# [What is required]
Nothing after the line with "(0,0) rectangle (1127,1186);" belongs in the copy; extract the lines below from the top through that line, pictures left out.

** START OF Information supplied **

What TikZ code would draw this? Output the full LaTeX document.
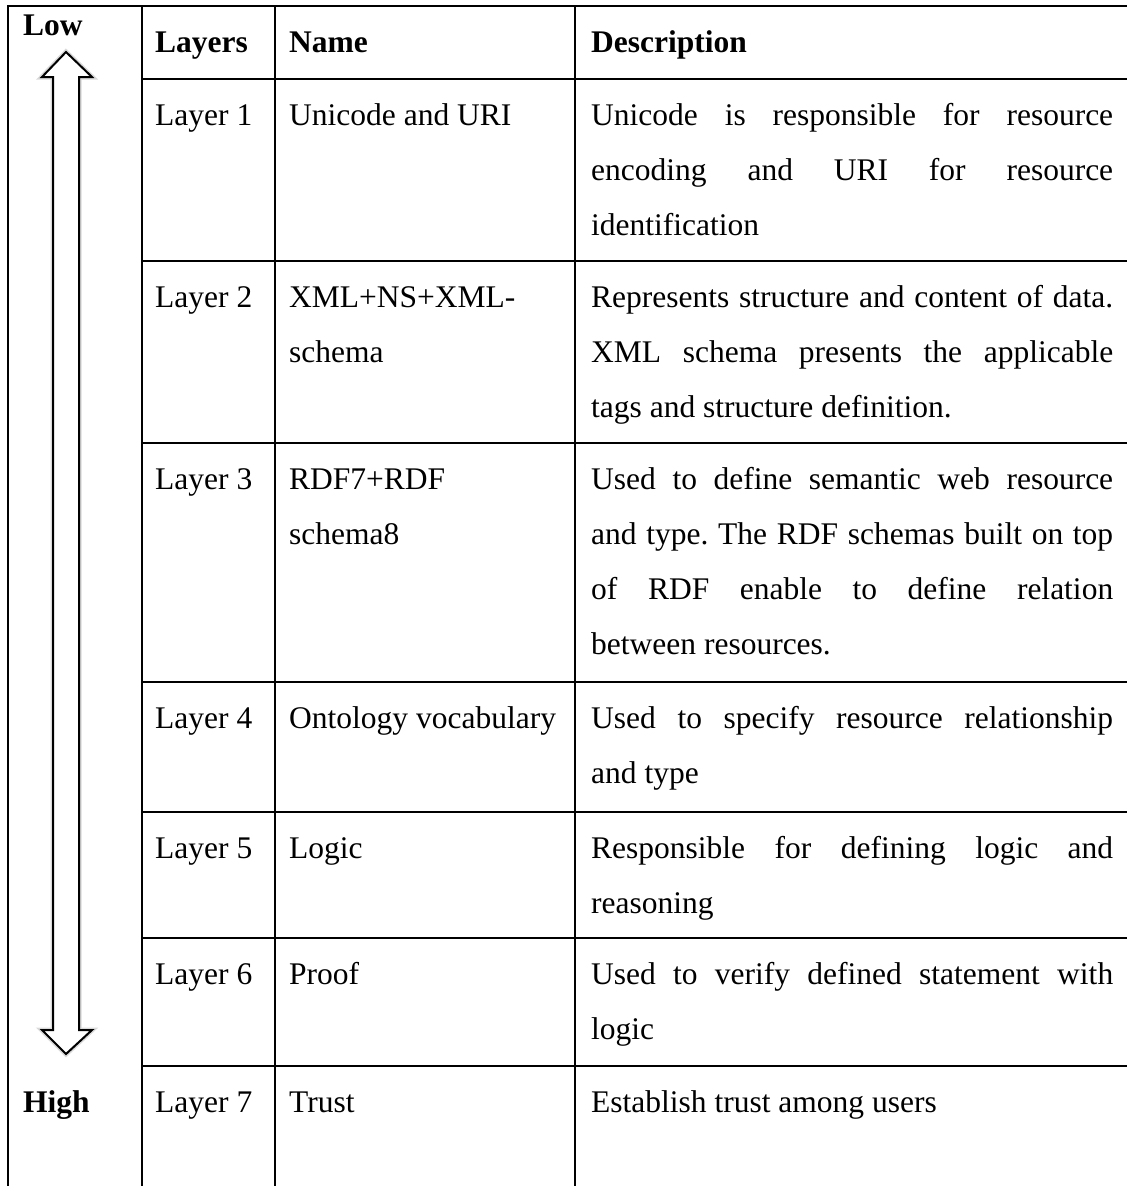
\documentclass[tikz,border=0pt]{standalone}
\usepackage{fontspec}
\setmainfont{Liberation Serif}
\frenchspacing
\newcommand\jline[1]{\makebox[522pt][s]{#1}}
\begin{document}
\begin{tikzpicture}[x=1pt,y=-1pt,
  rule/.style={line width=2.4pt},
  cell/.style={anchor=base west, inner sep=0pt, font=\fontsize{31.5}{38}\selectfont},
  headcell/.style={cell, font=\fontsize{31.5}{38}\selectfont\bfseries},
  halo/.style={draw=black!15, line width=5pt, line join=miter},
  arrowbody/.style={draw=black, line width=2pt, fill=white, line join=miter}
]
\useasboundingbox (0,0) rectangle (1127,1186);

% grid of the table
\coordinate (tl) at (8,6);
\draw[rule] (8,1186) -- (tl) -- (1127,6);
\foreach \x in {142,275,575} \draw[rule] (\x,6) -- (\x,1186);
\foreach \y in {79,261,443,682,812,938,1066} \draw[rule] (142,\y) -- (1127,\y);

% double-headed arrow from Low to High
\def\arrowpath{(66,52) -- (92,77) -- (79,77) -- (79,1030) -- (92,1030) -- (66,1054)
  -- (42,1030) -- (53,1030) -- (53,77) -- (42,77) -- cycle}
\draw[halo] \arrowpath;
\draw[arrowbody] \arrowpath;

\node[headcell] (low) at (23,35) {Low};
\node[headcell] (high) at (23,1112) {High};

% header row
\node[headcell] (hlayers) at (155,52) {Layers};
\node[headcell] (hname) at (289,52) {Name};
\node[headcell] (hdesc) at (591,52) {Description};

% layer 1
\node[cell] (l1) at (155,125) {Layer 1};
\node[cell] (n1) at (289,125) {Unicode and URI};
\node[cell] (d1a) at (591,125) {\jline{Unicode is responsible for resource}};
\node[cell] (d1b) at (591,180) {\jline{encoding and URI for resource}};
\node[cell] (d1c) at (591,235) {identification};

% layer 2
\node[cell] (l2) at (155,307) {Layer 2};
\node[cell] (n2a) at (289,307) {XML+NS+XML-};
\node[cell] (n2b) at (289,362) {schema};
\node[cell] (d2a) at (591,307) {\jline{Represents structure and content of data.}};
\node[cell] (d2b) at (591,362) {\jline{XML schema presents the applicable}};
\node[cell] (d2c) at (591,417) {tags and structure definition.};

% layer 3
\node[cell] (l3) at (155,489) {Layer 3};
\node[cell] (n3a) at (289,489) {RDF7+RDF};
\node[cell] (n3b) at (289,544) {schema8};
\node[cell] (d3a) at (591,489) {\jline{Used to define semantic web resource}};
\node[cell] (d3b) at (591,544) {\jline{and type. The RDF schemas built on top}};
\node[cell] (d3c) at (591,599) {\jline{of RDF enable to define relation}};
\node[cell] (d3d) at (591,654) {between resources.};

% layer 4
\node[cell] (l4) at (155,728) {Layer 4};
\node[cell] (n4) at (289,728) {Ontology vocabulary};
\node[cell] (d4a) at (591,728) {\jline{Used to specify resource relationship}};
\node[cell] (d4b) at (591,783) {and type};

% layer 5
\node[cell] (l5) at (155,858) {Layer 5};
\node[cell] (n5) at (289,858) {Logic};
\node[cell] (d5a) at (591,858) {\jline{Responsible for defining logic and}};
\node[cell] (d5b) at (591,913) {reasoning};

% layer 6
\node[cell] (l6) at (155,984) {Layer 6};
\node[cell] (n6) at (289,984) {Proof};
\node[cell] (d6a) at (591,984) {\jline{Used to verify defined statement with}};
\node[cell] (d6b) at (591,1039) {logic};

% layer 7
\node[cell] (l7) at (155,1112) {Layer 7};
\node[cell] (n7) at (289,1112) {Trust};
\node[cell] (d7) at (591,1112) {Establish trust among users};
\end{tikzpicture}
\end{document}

** END OF Information supplied **

# [The output]
What TikZ code would draw this? Output the full LaTeX document.
\documentclass[tikz,border=0pt]{standalone}
\usepackage{fontspec}
\setmainfont{Liberation Serif}
\frenchspacing
\newcommand\jline[1]{\makebox[522pt][s]{#1}}
\begin{document}
\begin{tikzpicture}[x=1pt,y=-1pt,
  rule/.style={line width=2.4pt},
  cell/.style={anchor=base west, inner sep=0pt, font=\fontsize{31.5}{38}\selectfont},
  headcell/.style={cell, font=\fontsize{31.5}{38}\selectfont\bfseries},
  halo/.style={draw=black!15, line width=5pt, line join=miter},
  arrowbody/.style={draw=black, line width=2pt, fill=white, line join=miter}
]
\useasboundingbox (0,0) rectangle (1127,1186);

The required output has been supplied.